Lost in the conflict over the proposed Central Subway to Chinatown is an understanding of its biggest flaw, which, if known and understood, would be the death knell for the project. While it is well-known that Central Subway will be the shortest and most expensive subway (per mile) in the nation, it has not been made clear that it will also be the most underused subway in the world.
What has been kept a virtual secret (try to find it on the official Central Subway website) is the fact that the subway will not have the great connectivity to Market Street transit (all Muni lines and BART) that north and southbound Muni passengers currently enjoy. When the subway is built, there will be no Market Street transfer point. Instead, riders will have to exit at Union Square and then walk 920 feet (more than the length of three football fields) in order to transfer to Market Street transit.
The only people who will wind up using such a system are people who are trying to kill time or those who want the exercise. The ludicrous claim of 76,000 new passengers needs to be independently investigated before any funds are committed to this disastrous project.
Paul Foley, San Rafael
No safe Sloat beach access
If you went to Sloat Boulevard’s beach today and looked down from the parking lot, what you would find are loose chunks of old construction debris and boulders along the bluffs as far as the eye can see. There is no safe access. A huge swath of federal beach once enjoyed by San Francisco has eroded into a disaster area.

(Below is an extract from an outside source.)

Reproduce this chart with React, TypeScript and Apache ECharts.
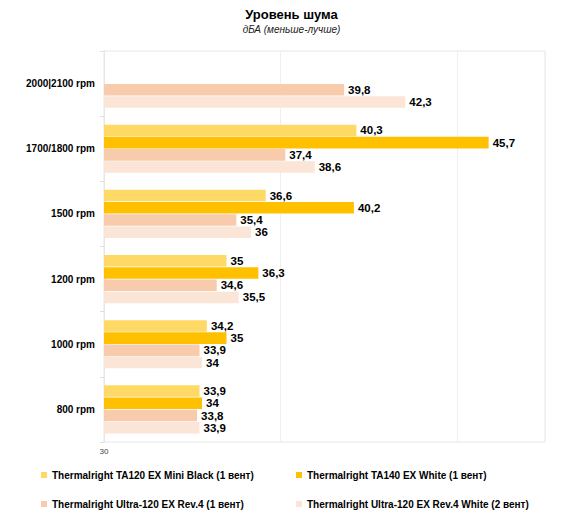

The Surfrider Foundation and Save the Waves are calling on The City to develop and commit to a long term solution of “Managed Retreat” at Sloat. This would be a phased relocation of infrastructure away from the ocean, accompanied by restoration of the beach. The road and the wastewater tunnel are in an unsustainable location. The Department of Public Works own erosion projections and armoring proposals back up this claim.
Ultimately, we want a future restoration of the natural dune system in the area, similar to Crissy Field, with safe access trails for the public.

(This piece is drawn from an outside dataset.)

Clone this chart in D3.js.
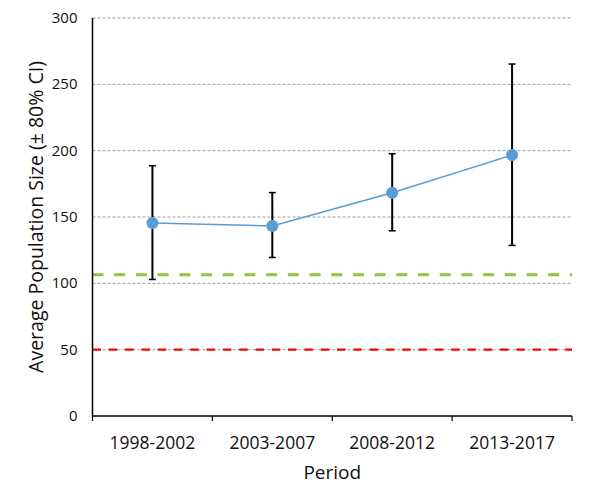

Bill McLaughlin, Surfrider Foundation, San Francisco
Help fight off bankruptcy
Ken Garcia’s Friday column about Jeff Adachi’s budget is a red herring in the pension reform debate. Adachi has been asking for more staffing for years — staffing that would ultimately save money. When his office is understaffed, cases get referred to private lawyers, who are more expensive than public defenders.
Adachi’s charter amendment for pension reform would save hundreds of millions of dollars that are being diverted from city services to pensions and benefits for employees. Unless voters want San Francisco to go bankrupt like Vallejo did, they should vote for pension reform.